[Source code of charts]
* * * * * * *

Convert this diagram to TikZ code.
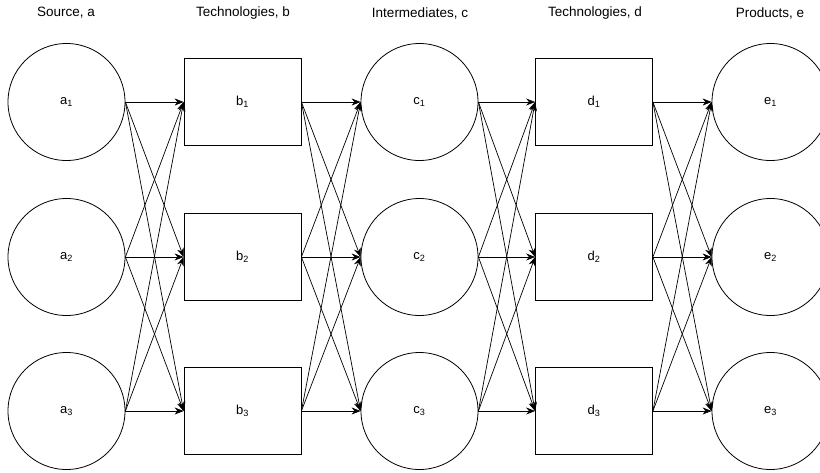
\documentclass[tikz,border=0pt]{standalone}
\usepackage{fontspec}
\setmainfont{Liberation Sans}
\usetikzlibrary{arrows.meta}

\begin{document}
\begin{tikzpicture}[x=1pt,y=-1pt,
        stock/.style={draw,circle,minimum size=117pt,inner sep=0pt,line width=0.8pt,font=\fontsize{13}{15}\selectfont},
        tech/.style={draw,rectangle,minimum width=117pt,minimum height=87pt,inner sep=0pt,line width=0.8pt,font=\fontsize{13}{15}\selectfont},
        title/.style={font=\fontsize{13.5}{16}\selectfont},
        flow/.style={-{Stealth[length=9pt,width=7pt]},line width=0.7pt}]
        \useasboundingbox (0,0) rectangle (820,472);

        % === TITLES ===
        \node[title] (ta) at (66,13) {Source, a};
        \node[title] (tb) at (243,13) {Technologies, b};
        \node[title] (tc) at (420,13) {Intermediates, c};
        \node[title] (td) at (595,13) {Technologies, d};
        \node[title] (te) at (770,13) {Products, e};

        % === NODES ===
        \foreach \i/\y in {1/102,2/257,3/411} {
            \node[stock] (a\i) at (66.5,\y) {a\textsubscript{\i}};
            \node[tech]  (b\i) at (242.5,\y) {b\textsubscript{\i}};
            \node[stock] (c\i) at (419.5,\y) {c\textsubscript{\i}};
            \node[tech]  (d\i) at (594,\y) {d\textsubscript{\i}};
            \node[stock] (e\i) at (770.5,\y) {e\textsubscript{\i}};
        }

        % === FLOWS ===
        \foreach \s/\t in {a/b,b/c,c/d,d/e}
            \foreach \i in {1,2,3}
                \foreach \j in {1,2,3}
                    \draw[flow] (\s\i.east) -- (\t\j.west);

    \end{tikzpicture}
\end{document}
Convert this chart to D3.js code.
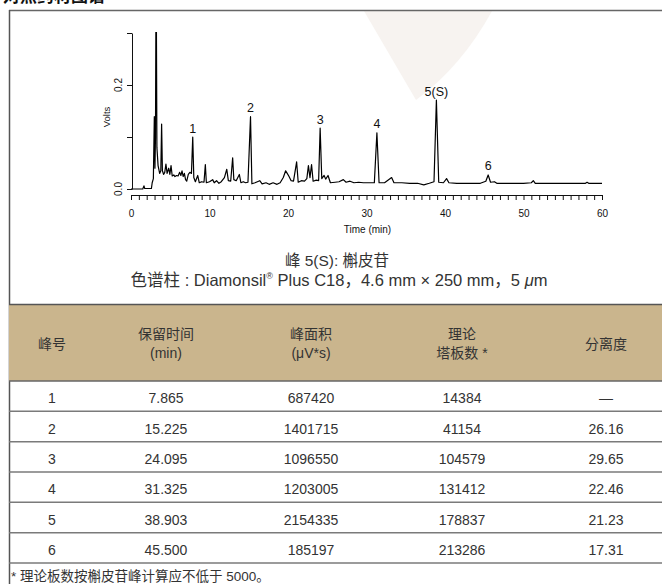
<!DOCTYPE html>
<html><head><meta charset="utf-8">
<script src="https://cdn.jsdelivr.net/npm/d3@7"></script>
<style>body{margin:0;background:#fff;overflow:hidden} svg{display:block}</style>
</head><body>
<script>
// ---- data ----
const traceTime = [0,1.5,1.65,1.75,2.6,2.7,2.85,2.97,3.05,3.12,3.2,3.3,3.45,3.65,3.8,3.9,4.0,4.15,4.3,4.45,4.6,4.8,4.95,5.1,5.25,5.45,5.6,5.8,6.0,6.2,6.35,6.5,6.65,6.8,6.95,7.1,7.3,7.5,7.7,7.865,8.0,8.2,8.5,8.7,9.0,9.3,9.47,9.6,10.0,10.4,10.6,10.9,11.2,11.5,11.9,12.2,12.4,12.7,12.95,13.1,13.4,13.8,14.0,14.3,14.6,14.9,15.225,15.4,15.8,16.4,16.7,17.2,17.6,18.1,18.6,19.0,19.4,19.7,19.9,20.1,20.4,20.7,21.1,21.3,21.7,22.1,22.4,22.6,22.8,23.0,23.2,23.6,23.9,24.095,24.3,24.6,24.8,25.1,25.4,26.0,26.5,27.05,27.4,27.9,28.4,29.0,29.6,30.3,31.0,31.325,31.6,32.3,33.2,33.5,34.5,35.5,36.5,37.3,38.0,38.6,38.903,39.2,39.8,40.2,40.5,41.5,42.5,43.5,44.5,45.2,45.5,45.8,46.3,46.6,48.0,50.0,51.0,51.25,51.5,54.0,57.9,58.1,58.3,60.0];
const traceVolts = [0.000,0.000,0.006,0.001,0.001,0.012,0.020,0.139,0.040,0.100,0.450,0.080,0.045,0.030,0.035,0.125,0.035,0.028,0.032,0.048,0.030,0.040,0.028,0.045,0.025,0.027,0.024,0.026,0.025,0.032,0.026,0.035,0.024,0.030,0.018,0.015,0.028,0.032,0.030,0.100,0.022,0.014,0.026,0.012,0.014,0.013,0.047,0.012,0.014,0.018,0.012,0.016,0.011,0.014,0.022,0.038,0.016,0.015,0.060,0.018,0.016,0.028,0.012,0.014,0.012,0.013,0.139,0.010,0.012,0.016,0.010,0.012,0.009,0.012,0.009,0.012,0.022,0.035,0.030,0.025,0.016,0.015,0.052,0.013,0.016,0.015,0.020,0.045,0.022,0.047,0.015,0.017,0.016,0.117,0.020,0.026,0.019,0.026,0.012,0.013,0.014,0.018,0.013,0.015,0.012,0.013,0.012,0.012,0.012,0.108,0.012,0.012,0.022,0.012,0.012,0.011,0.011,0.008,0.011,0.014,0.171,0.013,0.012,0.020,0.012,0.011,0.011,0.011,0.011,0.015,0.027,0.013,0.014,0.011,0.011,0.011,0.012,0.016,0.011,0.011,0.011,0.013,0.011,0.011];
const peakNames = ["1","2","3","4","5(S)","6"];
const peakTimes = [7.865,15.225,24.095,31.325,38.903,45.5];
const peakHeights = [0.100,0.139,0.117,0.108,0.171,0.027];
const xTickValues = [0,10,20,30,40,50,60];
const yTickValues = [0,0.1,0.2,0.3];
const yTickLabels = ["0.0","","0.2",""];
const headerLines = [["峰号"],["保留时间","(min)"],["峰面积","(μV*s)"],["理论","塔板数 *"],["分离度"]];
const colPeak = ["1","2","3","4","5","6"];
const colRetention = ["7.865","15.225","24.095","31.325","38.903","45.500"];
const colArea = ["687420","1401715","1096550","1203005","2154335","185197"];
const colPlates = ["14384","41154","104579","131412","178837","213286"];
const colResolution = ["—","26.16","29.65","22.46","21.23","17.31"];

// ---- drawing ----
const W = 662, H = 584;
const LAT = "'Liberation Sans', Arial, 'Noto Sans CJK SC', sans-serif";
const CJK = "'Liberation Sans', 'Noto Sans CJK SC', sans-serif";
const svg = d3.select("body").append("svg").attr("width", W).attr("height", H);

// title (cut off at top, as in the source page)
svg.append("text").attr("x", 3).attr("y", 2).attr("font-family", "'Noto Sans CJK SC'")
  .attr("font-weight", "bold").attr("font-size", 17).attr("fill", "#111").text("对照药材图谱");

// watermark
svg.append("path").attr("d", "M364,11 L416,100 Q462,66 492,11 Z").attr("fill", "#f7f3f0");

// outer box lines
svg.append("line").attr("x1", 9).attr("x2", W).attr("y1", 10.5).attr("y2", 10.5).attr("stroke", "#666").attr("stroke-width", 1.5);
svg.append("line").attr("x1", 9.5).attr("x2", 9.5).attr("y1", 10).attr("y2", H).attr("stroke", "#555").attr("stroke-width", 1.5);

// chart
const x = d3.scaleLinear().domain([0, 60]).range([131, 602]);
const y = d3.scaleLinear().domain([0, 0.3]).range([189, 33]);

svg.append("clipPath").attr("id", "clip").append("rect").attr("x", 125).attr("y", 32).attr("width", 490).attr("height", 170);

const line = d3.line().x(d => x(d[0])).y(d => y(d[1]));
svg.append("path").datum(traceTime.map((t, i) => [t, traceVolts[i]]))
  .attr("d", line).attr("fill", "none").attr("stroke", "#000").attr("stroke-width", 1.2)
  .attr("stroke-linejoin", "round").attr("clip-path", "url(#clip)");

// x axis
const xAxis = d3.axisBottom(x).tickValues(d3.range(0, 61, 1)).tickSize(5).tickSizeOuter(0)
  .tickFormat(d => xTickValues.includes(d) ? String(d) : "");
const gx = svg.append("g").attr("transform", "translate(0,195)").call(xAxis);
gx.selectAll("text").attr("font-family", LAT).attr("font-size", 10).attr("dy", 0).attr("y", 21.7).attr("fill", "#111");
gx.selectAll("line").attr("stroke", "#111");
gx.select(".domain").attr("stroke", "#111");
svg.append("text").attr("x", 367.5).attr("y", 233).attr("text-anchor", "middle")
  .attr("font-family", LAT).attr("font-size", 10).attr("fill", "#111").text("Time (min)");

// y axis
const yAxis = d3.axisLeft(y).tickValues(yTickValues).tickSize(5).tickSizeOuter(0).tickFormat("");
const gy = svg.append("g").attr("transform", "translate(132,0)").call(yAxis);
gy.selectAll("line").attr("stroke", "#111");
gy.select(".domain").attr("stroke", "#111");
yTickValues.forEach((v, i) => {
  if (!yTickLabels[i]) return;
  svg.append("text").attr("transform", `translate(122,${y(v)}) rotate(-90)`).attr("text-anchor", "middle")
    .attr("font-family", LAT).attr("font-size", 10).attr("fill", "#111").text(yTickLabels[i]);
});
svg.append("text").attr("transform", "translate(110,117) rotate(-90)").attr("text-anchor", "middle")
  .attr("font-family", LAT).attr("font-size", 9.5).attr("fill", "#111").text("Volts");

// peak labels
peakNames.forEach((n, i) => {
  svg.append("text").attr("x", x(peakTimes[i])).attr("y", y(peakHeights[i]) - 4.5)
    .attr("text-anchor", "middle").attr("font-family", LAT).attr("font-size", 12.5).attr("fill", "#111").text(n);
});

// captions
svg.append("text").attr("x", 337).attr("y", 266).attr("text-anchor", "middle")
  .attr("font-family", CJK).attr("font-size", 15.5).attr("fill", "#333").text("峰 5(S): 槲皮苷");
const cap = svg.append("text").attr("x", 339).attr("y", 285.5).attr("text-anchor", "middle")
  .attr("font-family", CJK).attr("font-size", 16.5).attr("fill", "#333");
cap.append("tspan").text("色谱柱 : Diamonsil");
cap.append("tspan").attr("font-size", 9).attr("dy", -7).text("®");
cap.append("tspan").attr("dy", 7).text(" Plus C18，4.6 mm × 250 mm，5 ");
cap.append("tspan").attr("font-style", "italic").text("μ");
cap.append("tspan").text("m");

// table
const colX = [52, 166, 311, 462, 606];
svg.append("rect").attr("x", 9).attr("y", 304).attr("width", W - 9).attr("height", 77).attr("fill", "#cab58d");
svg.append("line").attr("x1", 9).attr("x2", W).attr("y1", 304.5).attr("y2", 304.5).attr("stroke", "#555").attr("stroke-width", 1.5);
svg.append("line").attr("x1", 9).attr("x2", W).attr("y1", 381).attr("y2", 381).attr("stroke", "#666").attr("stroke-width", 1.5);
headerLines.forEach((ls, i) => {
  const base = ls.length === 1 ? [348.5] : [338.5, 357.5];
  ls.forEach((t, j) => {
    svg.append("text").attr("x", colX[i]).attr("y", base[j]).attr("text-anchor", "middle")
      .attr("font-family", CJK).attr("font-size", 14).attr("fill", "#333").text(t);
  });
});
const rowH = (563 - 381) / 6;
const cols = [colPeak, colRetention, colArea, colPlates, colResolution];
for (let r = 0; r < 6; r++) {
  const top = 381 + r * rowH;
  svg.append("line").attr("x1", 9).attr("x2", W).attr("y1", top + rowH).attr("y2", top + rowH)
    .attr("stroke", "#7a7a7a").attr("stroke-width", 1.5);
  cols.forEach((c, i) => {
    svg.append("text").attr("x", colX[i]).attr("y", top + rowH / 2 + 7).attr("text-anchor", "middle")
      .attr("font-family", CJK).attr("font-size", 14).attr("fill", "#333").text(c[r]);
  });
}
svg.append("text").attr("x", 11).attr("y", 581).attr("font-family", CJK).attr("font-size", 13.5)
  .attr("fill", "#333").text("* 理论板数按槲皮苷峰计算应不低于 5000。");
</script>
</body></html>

* * * * * * *

• _Task to complete_:
Write out an exact copy of the listing, first line through the line containing "(0,0) rectangle (820,472);", with the pictures left out.

• _Finished task_:
Convert this diagram to TikZ code.
\documentclass[tikz,border=0pt]{standalone}
\usepackage{fontspec}
\setmainfont{Liberation Sans}
\usetikzlibrary{arrows.meta}

\begin{document}
\begin{tikzpicture}[x=1pt,y=-1pt,
        stock/.style={draw,circle,minimum size=117pt,inner sep=0pt,line width=0.8pt,font=\fontsize{13}{15}\selectfont},
        tech/.style={draw,rectangle,minimum width=117pt,minimum height=87pt,inner sep=0pt,line width=0.8pt,font=\fontsize{13}{15}\selectfont},
        title/.style={font=\fontsize{13.5}{16}\selectfont},
        flow/.style={-{Stealth[length=9pt,width=7pt]},line width=0.7pt}]
        \useasboundingbox (0,0) rectangle (820,472);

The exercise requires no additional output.